Untuk suatu urusan, minggu lalu saya beberapa kali makan sahur di tempat yang sama di salah satu ruas jalan di Jakarta Barat. Rumah makan kecil, hanya menyediakan 3 meja, transaksinya lebih banyak melalui Go-Food. Sebenarnya yang dijual hanya 2 macam saja: ayam dan bebek, tapi yang dua bahan ini bisa menjadi menu hampir 3 halaman. Taste quality-nya moderat, harga merakyat. Tapi ada hal lain yang membuat saya datang beberapa kali ke situ.

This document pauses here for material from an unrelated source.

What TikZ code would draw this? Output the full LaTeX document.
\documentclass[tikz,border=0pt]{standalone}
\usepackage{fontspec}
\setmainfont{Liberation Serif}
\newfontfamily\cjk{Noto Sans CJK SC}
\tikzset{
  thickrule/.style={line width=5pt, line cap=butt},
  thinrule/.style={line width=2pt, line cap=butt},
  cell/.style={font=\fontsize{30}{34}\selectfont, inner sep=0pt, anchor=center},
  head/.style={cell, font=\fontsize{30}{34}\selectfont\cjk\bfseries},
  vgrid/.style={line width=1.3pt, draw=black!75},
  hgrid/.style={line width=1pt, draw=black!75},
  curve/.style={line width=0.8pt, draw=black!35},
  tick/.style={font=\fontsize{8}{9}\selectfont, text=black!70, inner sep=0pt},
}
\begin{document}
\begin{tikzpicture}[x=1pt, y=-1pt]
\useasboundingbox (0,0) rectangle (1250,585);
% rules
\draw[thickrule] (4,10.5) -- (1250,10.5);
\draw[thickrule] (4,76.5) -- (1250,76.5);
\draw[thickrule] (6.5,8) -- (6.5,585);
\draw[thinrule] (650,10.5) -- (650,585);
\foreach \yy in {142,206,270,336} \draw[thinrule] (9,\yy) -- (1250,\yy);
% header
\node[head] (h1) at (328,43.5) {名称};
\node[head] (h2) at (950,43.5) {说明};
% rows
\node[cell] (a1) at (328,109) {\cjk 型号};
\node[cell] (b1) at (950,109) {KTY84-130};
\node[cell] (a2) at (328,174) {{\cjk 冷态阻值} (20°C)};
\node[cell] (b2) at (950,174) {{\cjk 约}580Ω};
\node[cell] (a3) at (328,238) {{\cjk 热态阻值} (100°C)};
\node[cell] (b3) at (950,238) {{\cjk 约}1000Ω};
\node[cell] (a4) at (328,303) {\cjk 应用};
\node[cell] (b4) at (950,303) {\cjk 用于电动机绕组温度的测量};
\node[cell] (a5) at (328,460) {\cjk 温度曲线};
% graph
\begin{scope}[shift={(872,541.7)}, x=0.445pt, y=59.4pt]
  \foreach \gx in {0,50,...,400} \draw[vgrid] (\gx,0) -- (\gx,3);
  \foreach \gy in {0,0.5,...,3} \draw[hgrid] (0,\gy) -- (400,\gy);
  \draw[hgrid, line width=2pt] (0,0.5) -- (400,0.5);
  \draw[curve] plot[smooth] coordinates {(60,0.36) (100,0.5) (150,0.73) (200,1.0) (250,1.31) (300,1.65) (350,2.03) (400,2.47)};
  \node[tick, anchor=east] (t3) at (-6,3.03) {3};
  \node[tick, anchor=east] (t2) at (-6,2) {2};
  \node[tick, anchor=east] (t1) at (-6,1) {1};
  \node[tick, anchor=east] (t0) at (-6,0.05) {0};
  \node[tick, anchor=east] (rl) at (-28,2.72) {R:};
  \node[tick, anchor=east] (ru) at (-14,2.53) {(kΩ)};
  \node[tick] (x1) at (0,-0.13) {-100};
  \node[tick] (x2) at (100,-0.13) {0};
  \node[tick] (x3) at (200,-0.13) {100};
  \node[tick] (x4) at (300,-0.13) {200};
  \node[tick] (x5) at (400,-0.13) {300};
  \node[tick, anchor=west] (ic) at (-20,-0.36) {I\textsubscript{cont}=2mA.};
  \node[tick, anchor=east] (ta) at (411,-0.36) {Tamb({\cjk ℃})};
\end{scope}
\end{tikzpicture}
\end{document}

Barangkali ini adalah salah satu bentuk warung milenial. Melakukan branding dengan cara yang sungguh berbeda. Jika salah satu walikota Indonesia ada yang gemar membahas kata “jomblo”, maka tempat makan ini menggarap habis-habisan kata “mantan” untuk branding.

Diawali dengan gambar cewek berdiri, di sampingnya ada gambar cowok nyungsep di tempat sampah, lalu di bawahnya ada tulisan: buanglah mantan pada tempatnya. Selanjutnya, di seluruh dinding ruangan penuh bertabur tulisan tentang mantan.

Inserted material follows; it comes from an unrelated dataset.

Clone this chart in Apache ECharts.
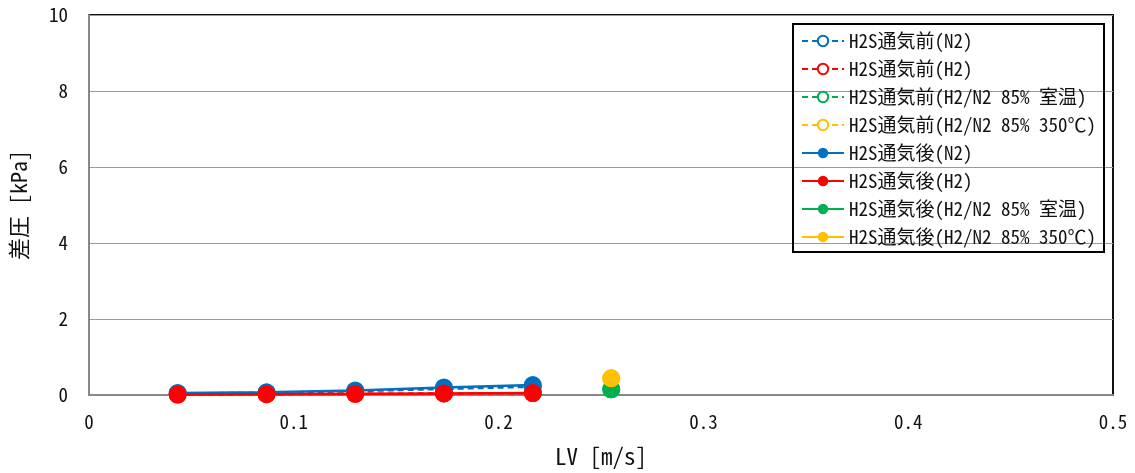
<!DOCTYPE html>
<html><head><meta charset="utf-8">
<script src="https://cdn.jsdelivr.net/npm/echarts@6/dist/echarts.min.js"></script>
<style>html,body{margin:0;padding:0;background:#fff}#c{width:1135px;height:473px}</style>
</head><body><div id="c"></div>
<script>
const lvMain = [0.0433, 0.0867, 0.13, 0.1733, 0.2167];
const lvSingle = [0.255];
const beforeN2 = [0.04, 0.06, 0.10, 0.16, 0.22];
const beforeH2 = [0.01, 0.02, 0.03, 0.04, 0.05];
const beforeMixRT = [0.15];
const beforeMix350 = [0.44];
const afterN2 = [0.05, 0.07, 0.12, 0.20, 0.26];
const afterH2 = [0.01, 0.02, 0.03, 0.04, 0.05];
const afterMixRT = [0.15];
const afterMix350 = [0.44];
const names = [
  'H2S通気前(N2)','H2S通気前(H2)','H2S通気前(H2/N2 85% 室温)','H2S通気前(H2/N2 85% 350℃)',
  'H2S通気後(N2)','H2S通気後(H2)','H2S通気後(H2/N2 85% 室温)','H2S通気後(H2/N2 85% 350℃)'
];
const colors = ['#0070C0','#FF0000','#00B050','#FFC000'];
const FONT = '"Noto Sans Mono CJK JP", "Noto Sans CJK JP", sans-serif';
function pts(xs, ys){ return xs.map((x,i)=>[x, ys[i]]); }
const beforeData = [pts(lvMain,beforeN2), pts(lvMain,beforeH2), pts(lvSingle,beforeMixRT), pts(lvSingle,beforeMix350)];
const afterData = [pts(lvMain,afterN2), pts(lvMain,afterH2), pts(lvSingle,afterMixRT), pts(lvSingle,afterMix350)];
const series = [];
for (let i=0;i<4;i++){
  series.push({name:names[i], type:'line', data:beforeData[i], symbol:'emptyCircle', symbolSize:16,
    lineStyle:{color:colors[i], width:2.5, type:[6,4]}, itemStyle:{color:colors[i], borderWidth:2.5, borderColor:colors[i]},
    animation:false, z:2});
}
for (let i=0;i<4;i++){
  series.push({name:names[i+4], type:'line', data:afterData[i], symbol:'circle', symbolSize:18,
    lineStyle:{color:colors[i], width:2.5}, itemStyle:{color:colors[i]}, animation:false, z:3});
}
const chart = echarts.init(document.getElementById('c'), null, {renderer:'canvas'});
chart.setOption({
  backgroundColor:'#fff',
  textStyle:{fontFamily:FONT},
  grid:{left:87, right:22, top:15, bottom:73, show:true, borderColor:'#111', borderWidth:2, containLabel:false},
  xAxis:{type:'value', min:0, max:0.5, interval:0.1,
    name:'LV [m/s]', nameLocation:'middle', nameGap:50,
    nameTextStyle:{fontSize:23, color:'#111', fontFamily:FONT},
    axisLine:{show:true, onZero:false, lineStyle:{color:'#888', width:2}},
    axisTick:{show:false},
    axisLabel:{fontSize:19, color:'#111', margin:17, fontFamily:FONT},
    splitLine:{show:false}},
  yAxis:{type:'value', min:0, max:10, interval:2,
    name:'差圧 [kPa]', nameLocation:'middle', nameGap:59, nameRotate:90,
    nameTextStyle:{fontSize:22, color:'#111', fontFamily:FONT},
    axisLine:{show:true, lineStyle:{color:'#888', width:2}},
    axisTick:{show:false},
    axisLabel:{fontSize:19, color:'#111', margin:21, fontFamily:FONT},
    splitLine:{show:true, lineStyle:{color:'#999', width:1}}},
  legend:{orient:'vertical', left:801, top:31, itemWidth:42, itemHeight:13, itemGap:8,
    padding:0, data:names,
    textStyle:{fontSize:19, color:'#111', lineHeight:20, fontFamily:FONT}},
  graphic:[{type:'rect', shape:{x:793, y:24, width:311, height:228},
    style:{fill:'none', stroke:'#000', lineWidth:2}, z:100, silent:true}],
  series:series
});
</script></body></html>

# Mantan itu ditimbun, bukan dikubur. Kalau dikubur, pasti ada niat mau ziarah.
# Lupain mantan, move on. Balikan sama mantan, blo’on.
# Kenapa mantan-mantan gue masih pada idup ya? Katanya dulu gak bisa hidup tanpa gue.
# Kenapa mantan sulit dilupakan? Karena mantan itu singkatan manis di ingatan.
# Mantan itu bukan pahlawan, buat apa dikenang.
# Jika masa lalu adalah sejarah maka mantan adalah peninggalan sejarah.

Tak lupa di salah satu pojok ada poster Menteri Susi Pudjiastuti sedang duduk santai sambil jarinya menunjuk, disertai tulisan: sekali lagi posting tentang mantan, tenggelamkan.

Alhasil, kumpulan poster yang memenuhi seluruh dinding itu berhasil membuat saya senyum terus, dan menambah nikmat bebek goreng yang saya santap untuk sahur. Selamat datang di era kehidupan milenial.